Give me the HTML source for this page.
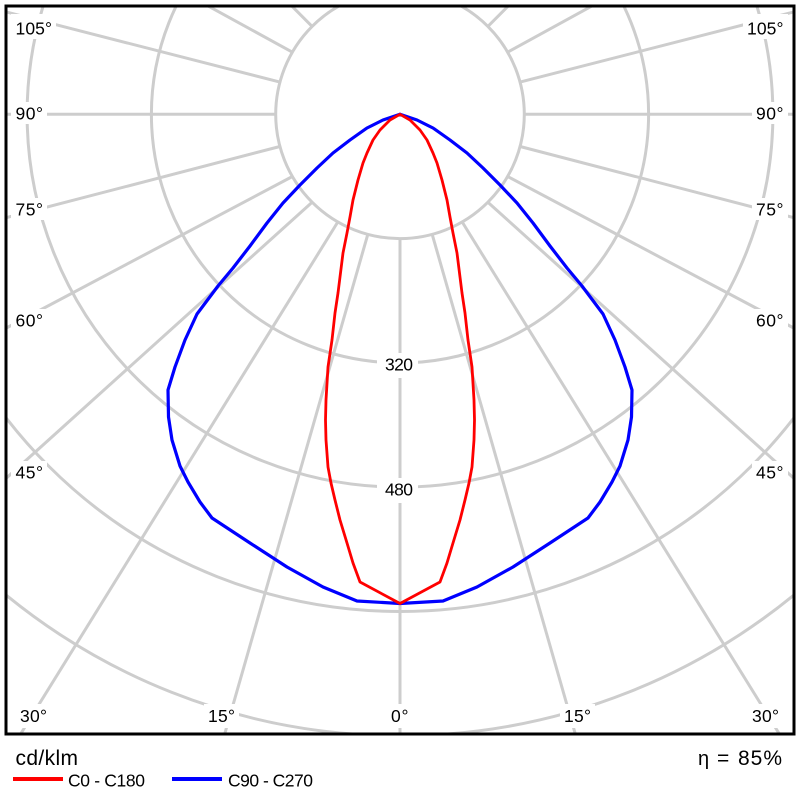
<!DOCTYPE html>
<html>
<head>
<meta charset="utf-8">
<style>
  html, body { margin: 0; padding: 0; background: #ffffff; width: 800px; height: 800px; overflow: hidden; }
  svg { display: block; position: absolute; left: 0; top: 0; }
  text { font-family: "Liberation Sans", "DejaVu Sans", sans-serif; fill: #000; }
</style>
</head>
<body>
<svg width="800" height="800" viewBox="0 0 800 800" xmlns="http://www.w3.org/2000/svg">
  <defs>
    <clipPath id="frameclip">
      <rect x="7.5" y="7.5" width="785" height="725"/>
    </clipPath>
  </defs>
  <rect x="0" y="0" width="800" height="800" fill="#ffffff"/>

  <g clip-path="url(#frameclip)">
    <g fill="none" stroke="#cdcdcd" stroke-width="3">
      <circle cx="400" cy="114.3" r="248.6"/>
      <circle cx="400" cy="114.3" r="372.9"/>
      <circle cx="400" cy="114.3" r="497.2"/>
      <circle cx="400" cy="114.3" r="621.5"/>
    </g>
    <g stroke="#cdcdcd" stroke-width="3" fill="none">
      <line x1="400" y1="238.6" x2="400" y2="735"/>
      <line x1="432.2" y1="234.4" x2="575.6" y2="735"/>
      <line x1="462.2" y1="222.0" x2="780" y2="735"/>
      <line x1="487.9" y1="202.2" x2="795" y2="479.3"/>
      <line x1="507.6" y1="176.5" x2="795" y2="328.7"/>
      <line x1="520.1" y1="146.5" x2="795" y2="218"/>
      <line x1="524.3" y1="114.3" x2="795" y2="114.3"/>
      <line x1="520.1" y1="82.1" x2="795" y2="11.6"/>
      <line x1="507.6" y1="52.2" x2="602.8" y2="0"/>
      <line x1="487.9" y1="26.4" x2="514.2" y2="0"/>
      <line x1="367.8" y1="234.4" x2="224.4" y2="735"/>
      <line x1="337.8" y1="222.0" x2="20" y2="735"/>
      <line x1="312.1" y1="202.2" x2="5" y2="479.3"/>
      <line x1="292.4" y1="176.5" x2="5" y2="328.7"/>
      <line x1="279.9" y1="146.5" x2="5" y2="218"/>
      <line x1="275.7" y1="114.3" x2="5" y2="114.3"/>
      <line x1="279.9" y1="82.1" x2="5" y2="11.6"/>
      <line x1="292.4" y1="52.2" x2="197.2" y2="0"/>
      <line x1="312.1" y1="26.4" x2="285.8" y2="0"/>
    </g>
    <circle cx="400" cy="114.3" r="124.3" fill="#ffffff" stroke="#cdcdcd" stroke-width="3"/>
  </g>

  <g fill="#ffffff">
    <rect x="11" y="14" width="45" height="25"/>
    <rect x="11" y="102" width="36" height="22"/>
    <rect x="11" y="198" width="36" height="22"/>
    <rect x="11" y="309" width="36" height="22"/>
    <rect x="11" y="461" width="36" height="22"/>
    <rect x="743" y="14" width="45" height="25"/>
    <rect x="752" y="102" width="36" height="22"/>
    <rect x="752" y="198" width="36" height="22"/>
    <rect x="752" y="309" width="36" height="22"/>
    <rect x="752" y="461" width="36" height="22"/>
    <rect x="16" y="704" width="36" height="24"/>
    <rect x="204" y="704" width="35" height="24"/>
    <rect x="386" y="704" width="28" height="24"/>
    <rect x="560" y="704" width="35" height="24"/>
    <rect x="748" y="704" width="36" height="24"/>
    <rect x="377" y="353" width="41" height="25"/>
    <rect x="377" y="478" width="41" height="25"/>
  </g>

  <g font-size="17.5">
    <text x="15.5" y="34.5" textLength="36.5">105°</text>
    <text x="15.5" y="119.5" textLength="27.5">90°</text>
    <text x="15.5" y="215.5" textLength="27.5">75°</text>
    <text x="15.5" y="326.5" textLength="27.5">60°</text>
    <text x="15.5" y="478.3" textLength="27.5">45°</text>
    <text x="747" y="34.5" textLength="36.5">105°</text>
    <text x="756" y="119.5" textLength="27.5">90°</text>
    <text x="756" y="215.5" textLength="27.5">75°</text>
    <text x="756" y="326.5" textLength="27.5">60°</text>
    <text x="756" y="478.3" textLength="27.5">45°</text>
    <text x="20" y="722" textLength="27">30°</text>
    <text x="208" y="722" textLength="27">15°</text>
    <text x="391" y="722" textLength="17.5">0°</text>
    <text x="564" y="722" textLength="27">15°</text>
    <text x="752" y="722" textLength="27">30°</text>
    <text x="385" y="370.7" textLength="28">320</text>
    <text x="385" y="495.3" textLength="28">480</text>
  </g>

  <polyline fill="none" stroke="#0000ff" stroke-width="3.2" stroke-linejoin="round" stroke-linecap="round"
    points="400,114.3 417,120 433,128 450,140 467,153 483,168 500,185 517,203 533,223 550,246 567,268 582,286 603,314 615,340 625,367 632,390 631.5,417 628,440 620,466 612,482 600,502 588,518 550,543 513,567 477,587 443,601 400,603.5 357,601 323,587 287,567 250,543 212,518 200,502 188,482 180,466 172,440 168.5,417 168,390 175,367 185,340 197,314 218,286 233,268 250,246 267,223 283,203 300,185 317,168 333,153 350,140 367,128 383,120 400,114.3"/>
  <polyline fill="none" stroke="#ff0000" stroke-width="2.8" stroke-linejoin="round" stroke-linecap="round"
    points="400,114.3 410,120 420,130 427,140 433,153 437,163 442,180 447,200 450,217 453,233 457,253 460,277 462,293 465,313 468,340 472,367 474,400 474.5,420 474,440 472,467 469,483 465,500 460,520 453,543 447,563 440,582 400,603.5 360,582 353,563 347,543 340,520 335,500 331,483 328,467 326,440 325.5,420 326,400 328,367 332,340 335,313 338,293 340,277 343,253 347,233 350,217 353,200 358,180 363,163 367,153 373,140 380,130 390,120 400,114.3"/>

  <rect x="6" y="6" width="788" height="728" fill="none" stroke="#000000" stroke-width="3"/>

  <text x="15.5" y="765" font-size="21" textLength="62.5">cd/klm</text>
  <line x1="13" y1="779" x2="63" y2="779" stroke="#ff0000" stroke-width="4"/>
  <text x="68" y="786.5" font-size="17.5" textLength="77">C0 - C180</text>
  <line x1="172" y1="779" x2="222" y2="779" stroke="#0000ff" stroke-width="4"/>
  <text x="228" y="786.5" font-size="17.5" textLength="85">C90 - C270</text>

  <text x="698" y="765" font-size="20">η</text>
  <text x="717" y="765" font-size="21">=</text>
  <text x="738" y="765" font-size="21" textLength="44">85%</text>
</svg>
</body>
</html>
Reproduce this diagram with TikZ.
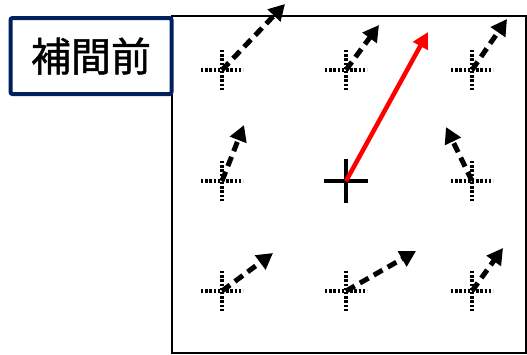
\documentclass[tikz,border=0pt]{standalone}
\usepackage{fontspec}
\newfontfamily\cjk[FakeBold=1.2]{Noto Sans CJK JP}
\usetikzlibrary{arrows.meta}
\definecolor{navy}{HTML}{002060}
\tikzset{
  gridcross/.style={line width=3.6pt, dash pattern=on 2.4pt off 1.8pt},
  vecarrow/.style={line width=5pt, dash pattern=on 10pt off 6pt, -{Triangle[length=16pt,width=17pt]}},
  redarrow/.style={line width=4.5pt, red, -{Triangle[length=16pt,width=16pt]}},
}
\begin{document}
\begin{tikzpicture}[x=1pt,y=-1pt]
\useasboundingbox (0,0) rectangle (527,354);
\node[draw, line width=2pt, minimum width=354pt, minimum height=337pt, anchor=north west, inner sep=0pt] (frame) at (171,15) {};
% grid points
\foreach \n/\x/\y in {a/222/70, b/346/70, c/472/70, d/222/181, f/472/181, g/222/291, h/346/291, i/472/291}{
  \coordinate (p\n) at (\x,\y);
  \draw[gridcross] (\x-21,\y) -- (\x+21,\y);
  \draw[gridcross] (\x,\y-20) -- (\x,\y+20);
}
\coordinate (pe) at (346,181);
\draw[line width=4.5pt] (324,181) -- (368,181);
\draw[line width=4.5pt] (346,159) -- (346,203);
% tips
\coordinate (ta) at (285,4);
\coordinate (tb) at (379,25);
\coordinate (tc) at (507,19);
\coordinate (td) at (244,125);
\coordinate (te) at (428,32);
\coordinate (tf) at (446,127);
\coordinate (tg) at (273,253);
\coordinate (th) at (416,251);
\coordinate (ti) at (503,248);
\foreach \n in {a,b,c,d,f,g,h,i}{
  \draw[vecarrow] (p\n) -- (t\n);
}
\draw[redarrow] (pe) -- (te);
% label
\node[draw=navy, line width=4pt, fill=white, rounded corners=2pt, minimum width=161pt, minimum height=76pt, anchor=north west, inner sep=0pt, font=\cjk\fontsize{40}{44}\selectfont] (label) at (8.5,16) {補間前};
\end{tikzpicture}
\end{document}
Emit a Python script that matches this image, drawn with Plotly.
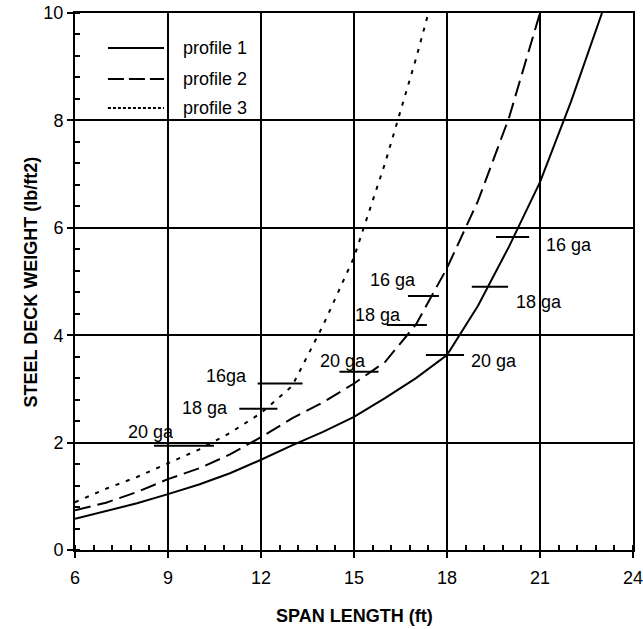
import plotly.graph_objects as go

# ---- data ----
p1_x = [6, 7, 8, 9, 10, 11, 12, 13, 14, 15, 16, 17, 18, 19, 20, 21, 22, 23]
p1_y = [0.58, 0.72, 0.87, 1.04, 1.22, 1.43, 1.68, 1.95, 2.20, 2.48, 2.83, 3.20, 3.63, 4.55, 5.65, 6.85, 8.35, 10.0]

p2_x = [6, 7, 8, 9, 10, 11, 12, 13, 14, 15, 16, 17, 18, 19, 20, 21]
p2_y = [0.74, 0.88, 1.08, 1.32, 1.52, 1.78, 2.10, 2.45, 2.75, 3.10, 3.50, 4.20, 5.25, 6.50, 8.05, 10.0]

p3_x = [6, 7, 8, 9, 10, 11, 12, 13, 14, 15, 16, 17, 17.4]
p3_y = [0.89, 1.14, 1.36, 1.62, 1.87, 2.18, 2.55, 3.05, 4.18, 5.45, 7.20, 9.15, 10.0]

gauge_labels = ["20 ga", "18 ga", "16ga", "20 ga", "18 ga", "16 ga", "20 ga", "18 ga", "16 ga"]
gauge_x0 = [8.55, 11.30, 11.89, 14.53, 16.06, 16.74, 17.32, 18.80, 19.58]
gauge_x1 = [10.48, 12.53, 13.34, 15.79, 17.35, 17.74, 18.55, 19.97, 20.65]
gauge_y = [1.94, 2.63, 3.10, 3.32, 4.19, 4.73, 3.63, 4.90, 5.83]
label_x = [8.44, 10.19, 10.90, 14.66, 15.76, 16.26, 19.50, 20.97, 21.95]
label_y = [2.20, 2.64, 3.24, 3.52, 4.38, 5.03, 3.52, 4.62, 5.68]

series_names = ["profile 1", "profile 2", "profile 3"]
x_ticks = [6, 9, 12, 15, 18, 21, 24]
y_ticks = [0, 2, 4, 6, 8, 10]

FONT = "Liberation Sans, Arial, sans-serif"
dashes = ["solid", "16px,7px", "4px,7px"]

fig = go.Figure()
for xs, ys, name, d in zip([p1_x, p2_x, p3_x], [p1_y, p2_y, p3_y], series_names, dashes):
    fig.add_trace(go.Scatter(x=xs, y=ys, mode="lines", name=name, showlegend=False,
                             line=dict(color="black", width=2, dash=d)))

# gauge marker segments
mx, my = [], []
for a, b, yv in zip(gauge_x0, gauge_x1, gauge_y):
    mx += [a, b, None]
    my += [yv, yv, None]
fig.add_trace(go.Scatter(x=mx, y=my, mode="lines", showlegend=False,
                         line=dict(color="black", width=2)))

for t, xv, yv in zip(gauge_labels, label_x, label_y):
    fig.add_annotation(x=xv, y=yv, text=t, showarrow=False, xanchor="center", yanchor="middle",
                       font=dict(family=FONT, size=18, color="black"))

# manual legend
leg_y = [0.935, 0.877, 0.823]
leg_dash = ["solid", "16px,5px", "3px,2px"]
for name, d, yy in zip(series_names, leg_dash, leg_y):
    fig.add_shape(type="line", xref="paper", yref="paper", x0=0.059, x1=0.1595, y0=yy, y1=yy,
                  line=dict(color="black", width=2, dash=d))
    fig.add_annotation(xref="paper", yref="paper", x=0.19, y=yy, text=name, showarrow=False,
                       xanchor="left", yanchor="middle",
                       font=dict(family=FONT, size=18, color="black"))

# axis titles
fig.add_annotation(xref="paper", yref="paper", x=0.5, y=-0.1225, text="<b>SPAN LENGTH (ft)</b>",
                   showarrow=False, xanchor="center", yanchor="middle",
                   font=dict(family=FONT, size=18, color="black"))
fig.add_annotation(xref="paper", yref="paper", x=-0.0789, y=0.5, text="<b>STEEL DECK WEIGHT (lb/ft2)</b>",
                   showarrow=False, xanchor="center", yanchor="middle", textangle=-90,
                   font=dict(family=FONT, size=18, color="black"))

axis_common = dict(showline=True, linewidth=2, linecolor="black", mirror=True,
                   showgrid=True, gridcolor="black", gridwidth=2, zeroline=False,
                   ticks="outside", ticklen=6, tickwidth=2, tickcolor="black", automargin=False,
                   ticklabeloverflow="allow",
                   tickfont=dict(family=FONT, size=18, color="black"))

fig.update_xaxes(range=[6, 24], tickvals=x_ticks, ticktext=[str(v) for v in x_ticks],
                 ticklabelstandoff=4,
                 minor=dict(ticks="inside", ticklen=5, tickwidth=2, tickcolor="black",
                            dtick=0.6, tick0=6, showgrid=False),
                 **axis_common)
fig.update_yaxes(range=[0, 10], tickvals=y_ticks, ticktext=[str(v) for v in y_ticks],
                 minor=dict(ticks="inside", ticklen=5, tickwidth=2, tickcolor="black",
                            dtick=0.4, tick0=0, showgrid=False),
                 **axis_common)

fig.update_layout(width=643, height=629, margin=dict(l=75, r=10, t=13, b=79),
                  plot_bgcolor="white", paper_bgcolor="white",
                  font=dict(family=FONT, size=18, color="black"))

fig.write_html("out.html", config={"displayModeBar": False},
               post_script="document.body.style.margin='0';document.body.style.overflow='hidden';")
■ ■ ■
> The exercise
Among the entries above, locate the line with "Emit a Python" and the line with "6.85, 8.35, 10.0]". Give those two lines and all lines between them again, exactly, leaving out the pictures.

> Exercise answer
Emit a Python script that matches this image, drawn with Plotly.
import plotly.graph_objects as go

# ---- data ----
p1_x = [6, 7, 8, 9, 10, 11, 12, 13, 14, 15, 16, 17, 18, 19, 20, 21, 22, 23]
p1_y = [0.58, 0.72, 0.87, 1.04, 1.22, 1.43, 1.68, 1.95, 2.20, 2.48, 2.83, 3.20, 3.63, 4.55, 5.65, 6.85, 8.35, 10.0]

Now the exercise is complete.